The Thrift Store!!! I wasn't even looking for a slingshot!!

It really is steel, (magnet tested) and has inlaid wood on the handle. It looks like a Dankung or copy of a Dankung, which is funny, because I had been thinking about getting one like this. Right now, it's got some ridiculously over-powered 2050-3060 tapers on it, soon to be replaced by a more reasonable setup. I borrowed a digital camera to show the frame, but my photo taking skills are not too good yet.


__
Sensitive content, not recommended for those under 18
Show Content


----------



## August West (Jan 21, 2012)

Good find at a thrift store for sure.


----------



## Aussie Allan In Thailand (Jan 28, 2013)

Nice looking slinger for sure

Cheers Aussie Allan


----------



## Can-Opener (May 11, 2013)

I did not know we had those out here. Good job!


----------



## Charles (Aug 26, 2010)

Congratulations on your hunting success. I believe nutria are an introduced species in your area ... I have never seen one in the wild, and I wonder what they taste like.

And that slingshot is a fantastic find for a thrift store. I haunt thrift stores all the time and have never found a slingshot. Put some reasonable bands on that thing and it should make a very fine addition to your arsenal.

Cheers ..... Charles


----------



## AK Rick (Jan 11, 2013)

Congrats! Let us know how they taste!


----------



## Kodiak351 (Mar 24, 2013)

Actually we have already eaten a bit. I put it in a potato stew. I used to do that with rabbit all the time, and nutria is kind of similar, so I figured it should work. I'm not a very good cook...I just throw stuff in a pot and hope for the best, but the kiddos liked it.

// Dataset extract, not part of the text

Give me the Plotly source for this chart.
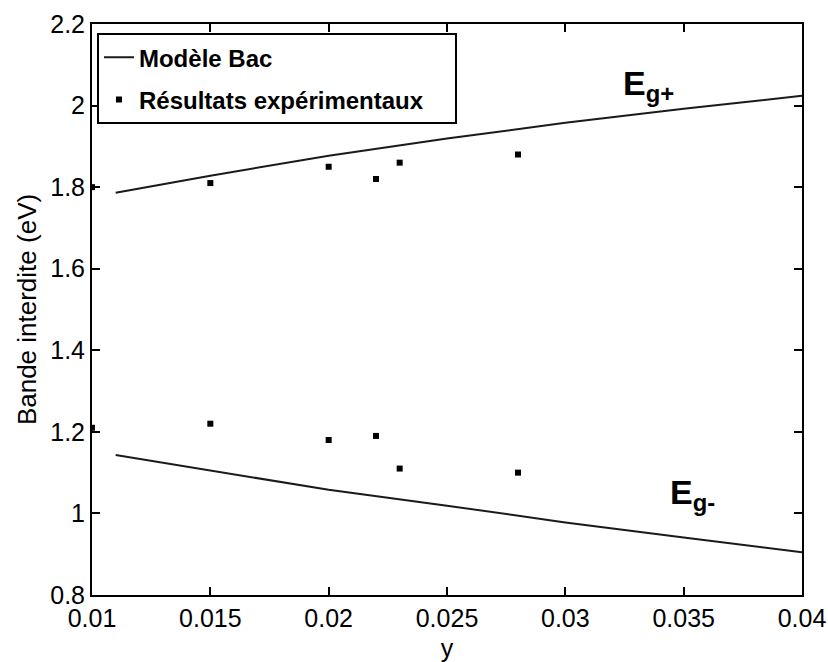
import plotly.graph_objects as go

# Model curves (Modèle Bac)
model_y = [0.011, 0.015, 0.02, 0.025, 0.03, 0.035, 0.04]
eg_plus = [1.786, 1.828, 1.877, 1.919, 1.958, 1.992, 2.024]
eg_minus = [1.143, 1.105, 1.058, 1.019, 0.978, 0.941, 0.905]

# Experimental results
exp_y = [0.01, 0.015, 0.02, 0.022, 0.023, 0.028]
exp_upper = [1.80, 1.81, 1.85, 1.82, 1.86, 1.88]
exp_lower = [1.21, 1.22, 1.18, 1.19, 1.11, 1.10]

x_ticks = [0.01, 0.015, 0.02, 0.025, 0.03, 0.035, 0.04]
x_tick_text = ["0.01", "0.015", "0.02", "0.025", "0.03", "0.035", "0.04"]
y_ticks = [0.8, 1.0, 1.2, 1.4, 1.6, 1.8, 2.0, 2.2]
y_tick_text = ["0.8", "1", "1.2", "1.4", "1.6", "1.8", "2", "2.2"]

FONT = "Liberation Sans, Arial, sans-serif"

fig = go.Figure()
fig.add_trace(go.Scatter(x=model_y, y=eg_plus, mode="lines", name="<b>Modèle Bac</b>",
                         line=dict(color="#1a1a1a", width=2), legendgroup="m"))
fig.add_trace(go.Scatter(x=model_y, y=eg_minus, mode="lines", name="<b>Modèle Bac</b>",
                         line=dict(color="#1a1a1a", width=2), legendgroup="m",
                         showlegend=False))
fig.add_trace(go.Scatter(x=exp_y + exp_y, y=exp_upper + exp_lower, mode="markers",
                         name="<b>Résultats expérimentaux</b>&nbsp;&nbsp;&nbsp;&nbsp;",
                         legendgroup="e",
                         marker=dict(symbol="square", size=6, color="black")))

fig.add_annotation(x=0.03235, y=2.049, text="<b>E<sub>g+</sub></b>", showarrow=False,
                   xanchor="left", yanchor="middle",
                   font=dict(family=FONT, size=34, color="black"))
fig.add_annotation(x=0.03435, y=1.046, text="<b>E<sub>g-</sub></b>", showarrow=False,
                   xanchor="left", yanchor="middle",
                   font=dict(family=FONT, size=34, color="black"))

axis_common = dict(showline=True, linecolor="black", linewidth=2, mirror="ticks",
                   ticks="inside", ticklen=8, tickwidth=2, tickcolor="black",
                   showgrid=False, zeroline=False, automargin=False,
                   tickfont=dict(family=FONT, size=25, color="black"))

fig.update_xaxes(range=[0.01, 0.04], tickvals=x_ticks, ticktext=x_tick_text,
                 title=dict(text="y", font=dict(family=FONT, size=25, color="black"),
                            standoff=8),
                 **axis_common)
fig.update_yaxes(range=[0.8, 2.2], tickvals=y_ticks, ticktext=y_tick_text,
                 title=dict(text="Bande interdite (eV)",
                            font=dict(family=FONT, size=26, color="black"), standoff=6),
                 **axis_common)

fig.update_layout(
    width=828, height=662,
    margin=dict(l=92, r=26, t=24, b=67),
    paper_bgcolor="white", plot_bgcolor="white",
    showlegend=True,
    legend=dict(x=0.007, y=0.984, xanchor="left", yanchor="top",
                bgcolor="white", bordercolor="black", borderwidth=2,
                font=dict(family=FONT, size=24, color="black"),
                traceorder="grouped", tracegroupgap=8, itemwidth=30),
)

fig.write_html("out.html")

What part of Oregon are you in, Can-Opener? Over here in Lane County, there's hordes of nutria once you get out of town. They hang around irrigation and roadside drainage ditches. Since they are considered invasive, there's no open or closed season on nutria. And they breed year round, instead of any particular breeding season. I'm a trashman, and on my rounds, especially in the spring, I'll see at least five or six recently flattened on the roadway. i bet there's a few farmers out here who would pay money to get rid of their nutria, since they damage drainage ditches by burrowing into the sides and enlarging them.


----------



## ghost0311/8541 (Jan 6, 2013)

you can tan the hide with 91 % rubbing alcahal tack it to a board put in the sun should tan in 1hour in a hot sun then you can make david sling pouchs with them i would like to hunt them my self.


----------



## Mister Magpie (Apr 10, 2013)

Sounds like a good time. I noticed since being on this forum that I look at rabbits differently. Might have to try some.


----------



## ash (Apr 23, 2013)

Hehe, same here!

And the damned doves that keep eating my grass seed are starting to look more and more like a meal. A sweet, sweet grain-fed meal :lol:

Along the same lines, seeing squirrel-launching videos on Youtube made me sad....

Sad that we don't have squirrels here!! :headbang:


----------



## Aussie Allan In Thailand (Jan 28, 2013)

Again if you are putting food on the table with a pest, more power to you.

Do it some more.

I wish you the best.

Cheers Aussie Allan Alias Allan Leigh In Thailand


----------